SET PROBLEM:
The answer is a single number: how many lines hold the string "image".

RAW RECORDS:
_ _ _ _

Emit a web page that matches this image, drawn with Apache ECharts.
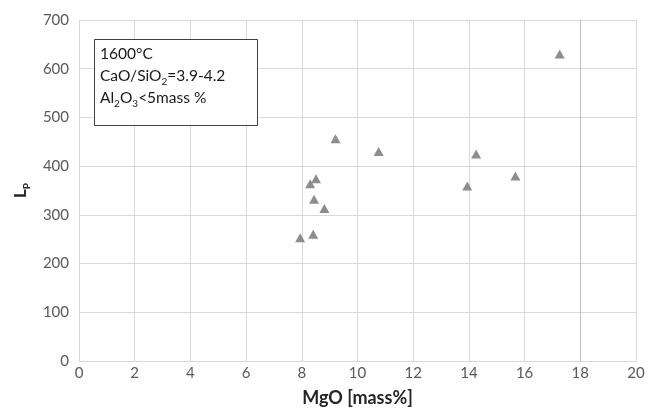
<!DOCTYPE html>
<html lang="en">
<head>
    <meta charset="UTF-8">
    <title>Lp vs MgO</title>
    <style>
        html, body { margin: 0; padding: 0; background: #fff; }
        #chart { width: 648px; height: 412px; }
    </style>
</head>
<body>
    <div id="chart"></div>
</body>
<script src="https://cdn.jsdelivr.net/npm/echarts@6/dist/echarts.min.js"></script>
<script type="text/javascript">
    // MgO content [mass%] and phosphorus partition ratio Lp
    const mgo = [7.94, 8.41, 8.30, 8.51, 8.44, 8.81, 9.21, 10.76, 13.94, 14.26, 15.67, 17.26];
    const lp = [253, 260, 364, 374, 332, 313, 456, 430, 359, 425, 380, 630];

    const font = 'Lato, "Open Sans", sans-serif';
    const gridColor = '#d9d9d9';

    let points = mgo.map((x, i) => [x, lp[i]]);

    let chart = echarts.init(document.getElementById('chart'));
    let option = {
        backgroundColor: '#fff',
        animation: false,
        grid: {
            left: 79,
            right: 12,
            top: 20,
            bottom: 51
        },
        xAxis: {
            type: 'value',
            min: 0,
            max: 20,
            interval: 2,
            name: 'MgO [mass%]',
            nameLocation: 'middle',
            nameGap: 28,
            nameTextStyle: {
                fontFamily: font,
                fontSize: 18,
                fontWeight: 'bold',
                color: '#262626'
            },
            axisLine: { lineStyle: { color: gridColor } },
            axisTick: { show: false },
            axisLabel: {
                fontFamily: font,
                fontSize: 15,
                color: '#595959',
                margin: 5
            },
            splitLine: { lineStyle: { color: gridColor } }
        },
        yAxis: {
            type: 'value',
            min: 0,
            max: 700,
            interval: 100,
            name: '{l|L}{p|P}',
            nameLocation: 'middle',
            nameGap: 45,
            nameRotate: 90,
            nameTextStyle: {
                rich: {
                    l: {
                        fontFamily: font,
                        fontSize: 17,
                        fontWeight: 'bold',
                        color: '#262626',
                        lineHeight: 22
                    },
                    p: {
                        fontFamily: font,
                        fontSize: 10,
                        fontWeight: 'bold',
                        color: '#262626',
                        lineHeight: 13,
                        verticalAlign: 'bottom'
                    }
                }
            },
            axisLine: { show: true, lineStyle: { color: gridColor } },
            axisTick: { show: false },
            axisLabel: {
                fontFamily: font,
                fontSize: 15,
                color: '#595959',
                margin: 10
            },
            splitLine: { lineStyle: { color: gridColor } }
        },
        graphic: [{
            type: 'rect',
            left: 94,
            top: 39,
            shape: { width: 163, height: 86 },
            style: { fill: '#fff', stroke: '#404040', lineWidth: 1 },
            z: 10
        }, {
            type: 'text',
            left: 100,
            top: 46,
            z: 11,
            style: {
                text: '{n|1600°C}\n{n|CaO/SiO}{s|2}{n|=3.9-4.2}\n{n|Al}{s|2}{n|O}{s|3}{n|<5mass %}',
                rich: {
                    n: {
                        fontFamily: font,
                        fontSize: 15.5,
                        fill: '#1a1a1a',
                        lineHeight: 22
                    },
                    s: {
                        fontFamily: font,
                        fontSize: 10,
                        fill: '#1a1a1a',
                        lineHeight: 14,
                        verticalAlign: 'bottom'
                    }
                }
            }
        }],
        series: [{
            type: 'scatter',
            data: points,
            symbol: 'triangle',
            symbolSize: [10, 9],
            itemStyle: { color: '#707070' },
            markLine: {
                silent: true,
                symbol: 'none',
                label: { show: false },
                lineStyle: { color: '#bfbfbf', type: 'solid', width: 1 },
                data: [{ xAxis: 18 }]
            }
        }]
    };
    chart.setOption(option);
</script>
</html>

_ _ _ _

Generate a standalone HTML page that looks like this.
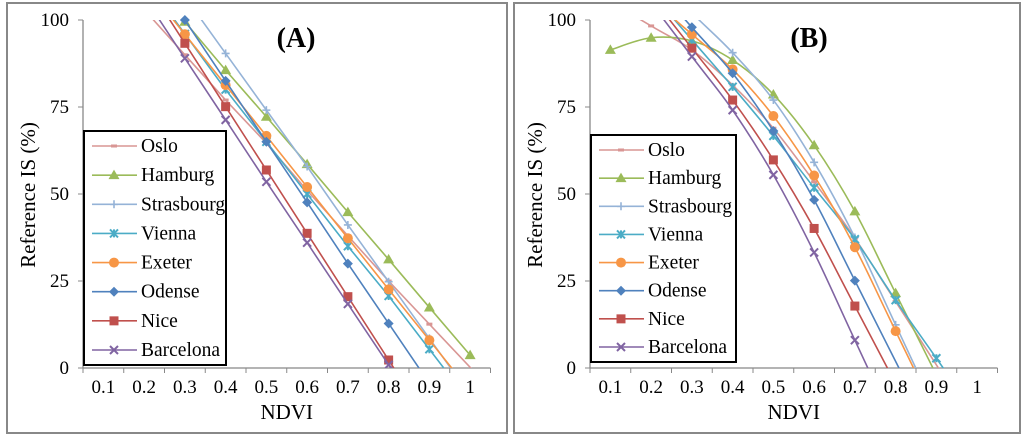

_ _ _ _

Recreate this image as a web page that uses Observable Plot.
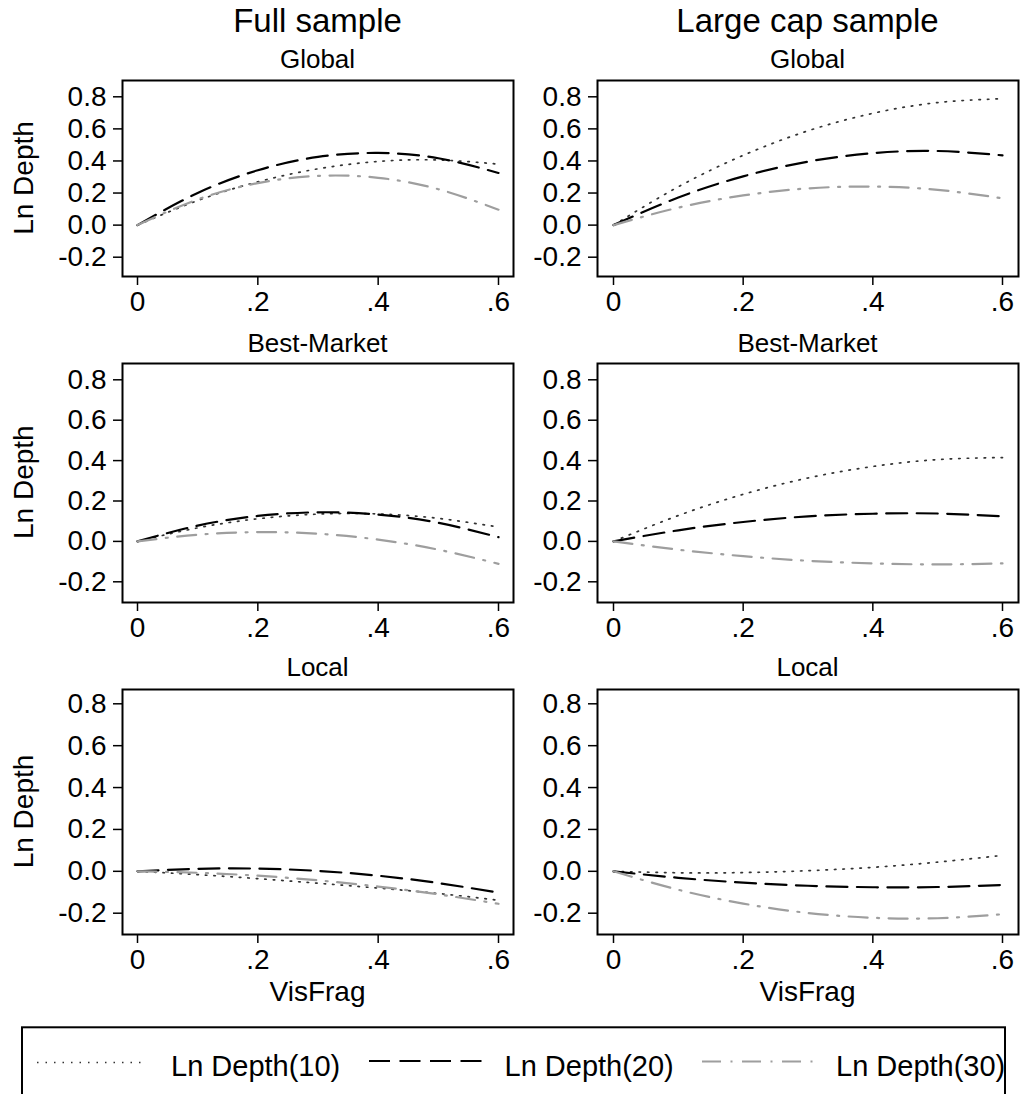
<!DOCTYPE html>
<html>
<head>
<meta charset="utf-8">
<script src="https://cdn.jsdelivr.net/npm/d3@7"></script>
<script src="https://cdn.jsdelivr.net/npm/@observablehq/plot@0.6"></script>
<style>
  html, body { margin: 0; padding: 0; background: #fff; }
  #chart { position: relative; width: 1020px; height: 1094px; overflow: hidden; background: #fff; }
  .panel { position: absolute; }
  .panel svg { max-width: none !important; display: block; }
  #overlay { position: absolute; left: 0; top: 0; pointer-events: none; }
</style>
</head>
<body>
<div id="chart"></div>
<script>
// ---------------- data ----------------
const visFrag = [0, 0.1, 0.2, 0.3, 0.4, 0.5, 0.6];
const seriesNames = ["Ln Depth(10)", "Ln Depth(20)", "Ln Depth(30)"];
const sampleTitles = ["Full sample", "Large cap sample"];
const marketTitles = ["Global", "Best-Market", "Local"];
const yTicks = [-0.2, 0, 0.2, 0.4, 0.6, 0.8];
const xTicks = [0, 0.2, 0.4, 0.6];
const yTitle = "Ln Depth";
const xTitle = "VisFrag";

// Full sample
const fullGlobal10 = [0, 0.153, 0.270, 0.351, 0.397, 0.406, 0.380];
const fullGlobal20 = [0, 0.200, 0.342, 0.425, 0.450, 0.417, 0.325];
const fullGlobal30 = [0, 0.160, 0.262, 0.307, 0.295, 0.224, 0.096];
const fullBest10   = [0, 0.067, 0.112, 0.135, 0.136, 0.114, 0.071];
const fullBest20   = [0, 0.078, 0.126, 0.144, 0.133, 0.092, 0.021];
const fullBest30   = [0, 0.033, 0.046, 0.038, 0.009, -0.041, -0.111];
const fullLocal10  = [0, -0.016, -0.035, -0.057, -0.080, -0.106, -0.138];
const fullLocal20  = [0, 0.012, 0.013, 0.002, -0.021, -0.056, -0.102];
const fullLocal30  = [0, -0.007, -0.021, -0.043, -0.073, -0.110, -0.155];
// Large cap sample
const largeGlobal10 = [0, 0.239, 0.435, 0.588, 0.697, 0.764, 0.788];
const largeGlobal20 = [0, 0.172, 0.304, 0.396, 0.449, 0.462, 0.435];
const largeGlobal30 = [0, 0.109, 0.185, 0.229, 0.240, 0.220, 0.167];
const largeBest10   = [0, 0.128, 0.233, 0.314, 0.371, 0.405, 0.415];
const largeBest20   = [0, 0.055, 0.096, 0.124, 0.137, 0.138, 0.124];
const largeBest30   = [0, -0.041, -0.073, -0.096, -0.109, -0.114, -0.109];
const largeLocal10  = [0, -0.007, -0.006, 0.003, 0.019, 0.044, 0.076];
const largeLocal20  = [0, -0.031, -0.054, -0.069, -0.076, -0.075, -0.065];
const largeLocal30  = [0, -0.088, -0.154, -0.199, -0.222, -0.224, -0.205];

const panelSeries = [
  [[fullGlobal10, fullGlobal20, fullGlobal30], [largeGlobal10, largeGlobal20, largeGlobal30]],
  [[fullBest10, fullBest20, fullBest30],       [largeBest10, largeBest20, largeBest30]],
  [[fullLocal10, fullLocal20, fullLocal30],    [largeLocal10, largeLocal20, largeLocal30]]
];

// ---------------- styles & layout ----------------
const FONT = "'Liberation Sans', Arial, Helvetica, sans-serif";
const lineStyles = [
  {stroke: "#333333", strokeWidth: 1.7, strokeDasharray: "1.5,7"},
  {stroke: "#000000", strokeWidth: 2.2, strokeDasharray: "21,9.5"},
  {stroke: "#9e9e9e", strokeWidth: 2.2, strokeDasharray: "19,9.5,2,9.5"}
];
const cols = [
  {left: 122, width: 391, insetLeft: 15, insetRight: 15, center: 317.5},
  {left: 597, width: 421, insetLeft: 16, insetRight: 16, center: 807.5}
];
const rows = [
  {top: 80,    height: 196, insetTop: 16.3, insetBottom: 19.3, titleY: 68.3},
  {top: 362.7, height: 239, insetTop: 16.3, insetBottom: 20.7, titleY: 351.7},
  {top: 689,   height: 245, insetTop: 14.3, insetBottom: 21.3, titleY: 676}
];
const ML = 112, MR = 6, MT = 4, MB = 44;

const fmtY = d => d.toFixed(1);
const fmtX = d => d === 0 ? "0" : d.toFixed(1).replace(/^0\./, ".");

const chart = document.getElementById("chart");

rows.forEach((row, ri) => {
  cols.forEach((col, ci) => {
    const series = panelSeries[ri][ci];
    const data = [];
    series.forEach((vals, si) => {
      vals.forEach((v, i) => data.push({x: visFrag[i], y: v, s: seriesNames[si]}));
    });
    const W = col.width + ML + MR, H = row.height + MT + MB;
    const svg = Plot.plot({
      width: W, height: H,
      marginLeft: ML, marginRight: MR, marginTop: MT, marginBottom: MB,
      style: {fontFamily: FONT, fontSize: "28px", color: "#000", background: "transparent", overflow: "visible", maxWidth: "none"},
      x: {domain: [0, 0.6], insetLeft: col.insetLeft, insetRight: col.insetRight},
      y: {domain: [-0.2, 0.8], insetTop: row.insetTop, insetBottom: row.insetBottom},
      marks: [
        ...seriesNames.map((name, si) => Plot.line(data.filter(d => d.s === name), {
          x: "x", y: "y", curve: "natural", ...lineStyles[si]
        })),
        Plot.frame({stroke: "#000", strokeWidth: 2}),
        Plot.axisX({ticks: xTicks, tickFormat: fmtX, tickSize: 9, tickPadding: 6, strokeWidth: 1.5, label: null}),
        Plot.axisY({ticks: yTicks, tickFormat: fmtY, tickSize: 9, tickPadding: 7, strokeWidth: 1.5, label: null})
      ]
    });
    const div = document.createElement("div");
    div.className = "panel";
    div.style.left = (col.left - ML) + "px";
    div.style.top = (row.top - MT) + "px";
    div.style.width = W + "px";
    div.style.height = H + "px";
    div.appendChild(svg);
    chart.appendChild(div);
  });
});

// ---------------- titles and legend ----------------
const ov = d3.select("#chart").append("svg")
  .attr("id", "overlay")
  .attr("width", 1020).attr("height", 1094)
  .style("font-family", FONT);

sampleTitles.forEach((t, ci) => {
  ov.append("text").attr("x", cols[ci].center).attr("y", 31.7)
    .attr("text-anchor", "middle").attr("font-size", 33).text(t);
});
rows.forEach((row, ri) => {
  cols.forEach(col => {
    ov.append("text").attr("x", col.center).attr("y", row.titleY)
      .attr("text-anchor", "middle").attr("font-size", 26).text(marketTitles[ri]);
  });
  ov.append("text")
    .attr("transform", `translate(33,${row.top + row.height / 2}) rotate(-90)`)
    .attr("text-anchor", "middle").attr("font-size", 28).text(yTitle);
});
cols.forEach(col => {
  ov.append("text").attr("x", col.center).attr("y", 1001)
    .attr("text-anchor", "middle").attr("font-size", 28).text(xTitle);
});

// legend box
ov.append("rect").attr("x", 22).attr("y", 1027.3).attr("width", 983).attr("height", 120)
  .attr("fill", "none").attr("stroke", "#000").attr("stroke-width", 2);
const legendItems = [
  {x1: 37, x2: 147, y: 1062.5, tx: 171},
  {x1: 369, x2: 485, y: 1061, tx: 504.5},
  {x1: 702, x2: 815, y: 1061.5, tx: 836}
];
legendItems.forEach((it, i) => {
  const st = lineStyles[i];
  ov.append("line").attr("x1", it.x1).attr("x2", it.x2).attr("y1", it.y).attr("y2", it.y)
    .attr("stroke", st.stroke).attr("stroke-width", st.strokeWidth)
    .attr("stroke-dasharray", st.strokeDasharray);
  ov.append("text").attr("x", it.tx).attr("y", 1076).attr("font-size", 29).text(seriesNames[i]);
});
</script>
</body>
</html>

_ _ _ _

EXERCISE RESPONSE:
2